Man rolls to his death in ski zorb
A supposedly thrilling ride down a ski slope in a giant inflatable ball ended in tragedy for two Russian men inside.
One died and the other was badly injured when the transparent plastic ball - called a zorb - veered off course and sailed over a cliff in the Caucasus Mountains of southern Russia.
The men's terrifying ride - captured on video - prompted the head of the national emergency rescue services to demand on that Russia address its lax enforcement of safety rules for winter sports, citing a series of accidents over the January holidays.
The man who died, 27-year-old Denis Burakov, was with friends at the Dombai ski resort, where they frequently went snowboarding, when he decided to take a ride in a zorb being operated next to a beginners' slope. His friend Vladimir Shcherbakov joined him.

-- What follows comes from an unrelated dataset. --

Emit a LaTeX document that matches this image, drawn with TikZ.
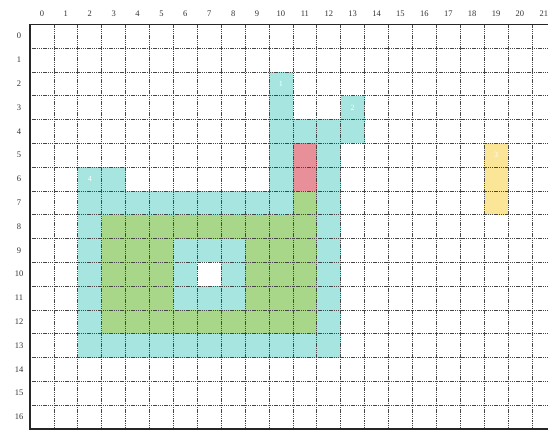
\documentclass[tikz,border=0pt]{standalone}
\usepackage{fontspec}
\setmainfont{Liberation Serif}
\definecolor{cellcyan}{RGB}{166,229,224}
\definecolor{cellgreen}{RGB}{169,215,137}
\definecolor{cellred}{RGB}{232,144,154}
\definecolor{cellyellow}{RGB}{251,229,151}
\definecolor{gridline}{RGB}{70,70,70}
\tikzset{
  gridl/.style={draw=gridline, line width=0.7pt, dash pattern=on 1.3pt off 0.9pt},
  border/.style={draw=black!85, line width=1.3pt},
  axislabel/.style={font=\fontsize{8.5}{9}\selectfont, text=black!80, inner sep=0pt},
  celllabel/.style={font=\fontsize{8}{9}\selectfont, text=white, inner sep=0pt},
}
\begin{document}
\begin{tikzpicture}
\useasboundingbox (0,0) rectangle (548pt,-430pt);
\fill[white] (0,0) rectangle (548pt,-430pt);
\begin{scope}[shift={(30pt,-24.3pt)}, x=23.9pt, y=-23.8pt]
  % cyan regions
  \fill[cellcyan] (2,7) rectangle (13,14);
  \fill[cellcyan] (2,6) rectangle (4,7);
  \fill[cellcyan] (10,2) rectangle (11,7);
  \fill[cellcyan] (11,4) rectangle (14,5);
  \fill[cellcyan] (13,3) rectangle (14,4);
  \fill[cellcyan] (12,5) rectangle (13,7);
  % green regions
  \fill[cellgreen] (3,8) rectangle (12,13);
  \fill[cellgreen] (11,7) rectangle (12,8);
  % inner cyan ring and hole
  \fill[cellcyan] (6,9) rectangle (9,12);
  \fill[white] (7,10) rectangle (8,11);
  % red and yellow
  \fill[cellred] (11,5) rectangle (12,7);
  \fill[cellyellow] (19,5) rectangle (20,8);
  % grid
  \foreach \c in {1,...,21} \draw[gridl] (\c,0) -- (\c,17);
  \foreach \r in {1,...,16} \draw[gridl] (0,\r) -- (21.7,\r);
  \draw[border] (21.7,0) -- (0,0) -- (0,17) -- (21.7,17);
  % axis labels
  \foreach \c in {0,...,21} \node[axislabel] (col\c) at (\c+0.5,-0.44) {\c};
  \foreach \r in {0,...,16} \node[axislabel] (row\r) at (-0.46,\r+0.5) {\r};
  % cell labels
  \node[celllabel] (lab1) at (10.5,2.5) {1};
  \node[celllabel] (lab2) at (13.5,3.5) {2};
  \node[celllabel] (lab3) at (19.5,5.5) {3};
  \node[celllabel] (lab4) at (2.5,6.5) {4};
\end{scope}
\end{tikzpicture}
\end{document}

An eight-minute video taken on Mr Burakov's phone by one of his friends shows the two men being fitted into harnesses inside the zorb, which consists of two polyurethane balls with a layer of air between them. The zorb is then released to roll down the hill, the two men spinning inside.
But the zorb bounces off of the intended path, and a man waiting for it at the bottom of the hill tries in vain to catch the ball before it pops over a rocky ledge and disappears down a gorge below Mount Mussa-Achitara.
The Emergencies Ministry said both men were ejected from the zorb as it tumbled and they landed on the snow. They were rescued by two skiers. Mr Burakov suffered serious spinal injuries and died on the way to the hospital. Mr Shcherbakov suffered a concussion and other injuries.
Sergei Loginov, deputy director of Z-orb.ru, the largest supplier of zorbs in Russia, said the run was conducted in violation of all safety rules. Zorbing requires a groomed gentle slope with fences on both sides of the track and a secure spot at the bottom where the ball can be safely brought to rest, he said.
"It's not even irresponsibility. It's an experiment on life. It's all or nothing. They either survive or they don't."
Zorbing originated in the 1990s in New Zealand and is now done around the world.